**SOURCE DATA**.
* BEGIN *

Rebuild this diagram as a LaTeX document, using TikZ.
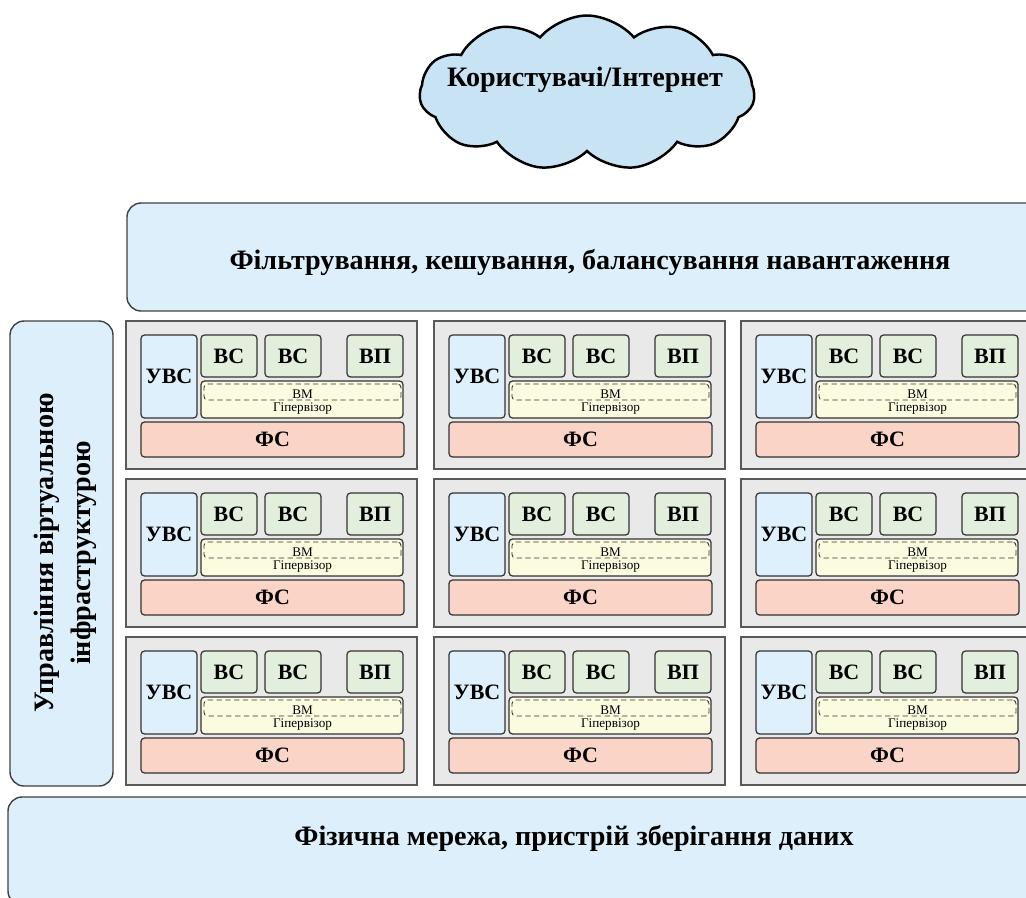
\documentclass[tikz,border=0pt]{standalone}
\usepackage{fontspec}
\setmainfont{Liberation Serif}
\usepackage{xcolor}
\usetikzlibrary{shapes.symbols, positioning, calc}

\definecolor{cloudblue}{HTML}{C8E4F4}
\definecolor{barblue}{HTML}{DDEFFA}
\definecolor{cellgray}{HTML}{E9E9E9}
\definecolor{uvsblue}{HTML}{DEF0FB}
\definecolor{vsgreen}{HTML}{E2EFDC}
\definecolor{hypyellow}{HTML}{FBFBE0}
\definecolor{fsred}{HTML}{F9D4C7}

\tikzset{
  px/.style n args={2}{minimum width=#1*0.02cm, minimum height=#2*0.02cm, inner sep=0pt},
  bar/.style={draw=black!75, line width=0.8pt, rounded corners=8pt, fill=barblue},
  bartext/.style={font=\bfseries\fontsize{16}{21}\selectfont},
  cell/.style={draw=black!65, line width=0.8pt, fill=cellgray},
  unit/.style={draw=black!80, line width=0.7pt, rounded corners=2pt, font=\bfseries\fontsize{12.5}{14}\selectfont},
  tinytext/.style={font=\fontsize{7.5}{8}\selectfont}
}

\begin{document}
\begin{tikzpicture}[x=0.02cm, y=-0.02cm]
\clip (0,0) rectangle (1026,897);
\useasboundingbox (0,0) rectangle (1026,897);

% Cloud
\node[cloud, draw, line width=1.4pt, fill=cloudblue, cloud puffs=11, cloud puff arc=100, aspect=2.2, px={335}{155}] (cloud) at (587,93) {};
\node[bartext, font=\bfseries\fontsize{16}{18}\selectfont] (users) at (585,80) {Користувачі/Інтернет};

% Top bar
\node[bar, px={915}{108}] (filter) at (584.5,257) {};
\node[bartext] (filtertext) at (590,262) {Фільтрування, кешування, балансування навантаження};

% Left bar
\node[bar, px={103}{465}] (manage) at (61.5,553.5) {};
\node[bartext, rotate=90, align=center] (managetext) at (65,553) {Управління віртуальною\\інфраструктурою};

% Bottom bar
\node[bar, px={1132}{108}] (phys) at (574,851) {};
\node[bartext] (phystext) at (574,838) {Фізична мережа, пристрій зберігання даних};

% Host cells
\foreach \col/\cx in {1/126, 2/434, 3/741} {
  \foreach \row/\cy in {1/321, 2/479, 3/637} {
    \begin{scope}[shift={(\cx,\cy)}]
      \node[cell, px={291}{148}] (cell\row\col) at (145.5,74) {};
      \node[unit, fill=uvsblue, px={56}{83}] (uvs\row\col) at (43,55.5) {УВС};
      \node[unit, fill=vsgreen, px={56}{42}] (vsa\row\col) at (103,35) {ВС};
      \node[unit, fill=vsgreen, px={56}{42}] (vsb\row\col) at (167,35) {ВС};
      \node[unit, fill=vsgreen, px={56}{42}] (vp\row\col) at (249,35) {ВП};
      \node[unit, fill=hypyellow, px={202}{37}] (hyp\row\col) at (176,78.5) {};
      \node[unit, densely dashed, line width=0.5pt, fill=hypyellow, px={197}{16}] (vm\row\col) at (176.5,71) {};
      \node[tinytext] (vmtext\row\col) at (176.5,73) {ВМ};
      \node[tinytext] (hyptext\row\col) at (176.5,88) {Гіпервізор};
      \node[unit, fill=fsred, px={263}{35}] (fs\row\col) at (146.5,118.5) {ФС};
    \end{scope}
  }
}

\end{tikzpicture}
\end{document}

* END *

**EXERCISE**.
The material above holds pictures; copy everything else in it exactly.

**FINISHED EXERCISE**.
Rebuild this diagram as a LaTeX document, using TikZ.
\documentclass[tikz,border=0pt]{standalone}
\usepackage{fontspec}
\setmainfont{Liberation Serif}
\usepackage{xcolor}
\usetikzlibrary{shapes.symbols, positioning, calc}

\definecolor{cloudblue}{HTML}{C8E4F4}
\definecolor{barblue}{HTML}{DDEFFA}
\definecolor{cellgray}{HTML}{E9E9E9}
\definecolor{uvsblue}{HTML}{DEF0FB}
\definecolor{vsgreen}{HTML}{E2EFDC}
\definecolor{hypyellow}{HTML}{FBFBE0}
\definecolor{fsred}{HTML}{F9D4C7}

\tikzset{
  px/.style n args={2}{minimum width=#1*0.02cm, minimum height=#2*0.02cm, inner sep=0pt},
  bar/.style={draw=black!75, line width=0.8pt, rounded corners=8pt, fill=barblue},
  bartext/.style={font=\bfseries\fontsize{16}{21}\selectfont},
  cell/.style={draw=black!65, line width=0.8pt, fill=cellgray},
  unit/.style={draw=black!80, line width=0.7pt, rounded corners=2pt, font=\bfseries\fontsize{12.5}{14}\selectfont},
  tinytext/.style={font=\fontsize{7.5}{8}\selectfont}
}

\begin{document}
\begin{tikzpicture}[x=0.02cm, y=-0.02cm]
\clip (0,0) rectangle (1026,897);
\useasboundingbox (0,0) rectangle (1026,897);

% Cloud
\node[cloud, draw, line width=1.4pt, fill=cloudblue, cloud puffs=11, cloud puff arc=100, aspect=2.2, px={335}{155}] (cloud) at (587,93) {};
\node[bartext, font=\bfseries\fontsize{16}{18}\selectfont] (users) at (585,80) {Користувачі/Інтернет};

% Top bar
\node[bar, px={915}{108}] (filter) at (584.5,257) {};
\node[bartext] (filtertext) at (590,262) {Фільтрування, кешування, балансування навантаження};

% Left bar
\node[bar, px={103}{465}] (manage) at (61.5,553.5) {};
\node[bartext, rotate=90, align=center] (managetext) at (65,553) {Управління віртуальною\\інфраструктурою};

% Bottom bar
\node[bar, px={1132}{108}] (phys) at (574,851) {};
\node[bartext] (phystext) at (574,838) {Фізична мережа, пристрій зберігання даних};

% Host cells
\foreach \col/\cx in {1/126, 2/434, 3/741} {
  \foreach \row/\cy in {1/321, 2/479, 3/637} {
    \begin{scope}[shift={(\cx,\cy)}]
      \node[cell, px={291}{148}] (cell\row\col) at (145.5,74) {};
      \node[unit, fill=uvsblue, px={56}{83}] (uvs\row\col) at (43,55.5) {УВС};
      \node[unit, fill=vsgreen, px={56}{42}] (vsa\row\col) at (103,35) {ВС};
      \node[unit, fill=vsgreen, px={56}{42}] (vsb\row\col) at (167,35) {ВС};
      \node[unit, fill=vsgreen, px={56}{42}] (vp\row\col) at (249,35) {ВП};
      \node[unit, fill=hypyellow, px={202}{37}] (hyp\row\col) at (176,78.5) {};
      \node[unit, densely dashed, line width=0.5pt, fill=hypyellow, px={197}{16}] (vm\row\col) at (176.5,71) {};
      \node[tinytext] (vmtext\row\col) at (176.5,73) {ВМ};
      \node[tinytext] (hyptext\row\col) at (176.5,88) {Гіпервізор};
      \node[unit, fill=fsred, px={263}{35}] (fs\row\col) at (146.5,118.5) {ФС};
    \end{scope}
  }
}

\end{tikzpicture}
\end{document}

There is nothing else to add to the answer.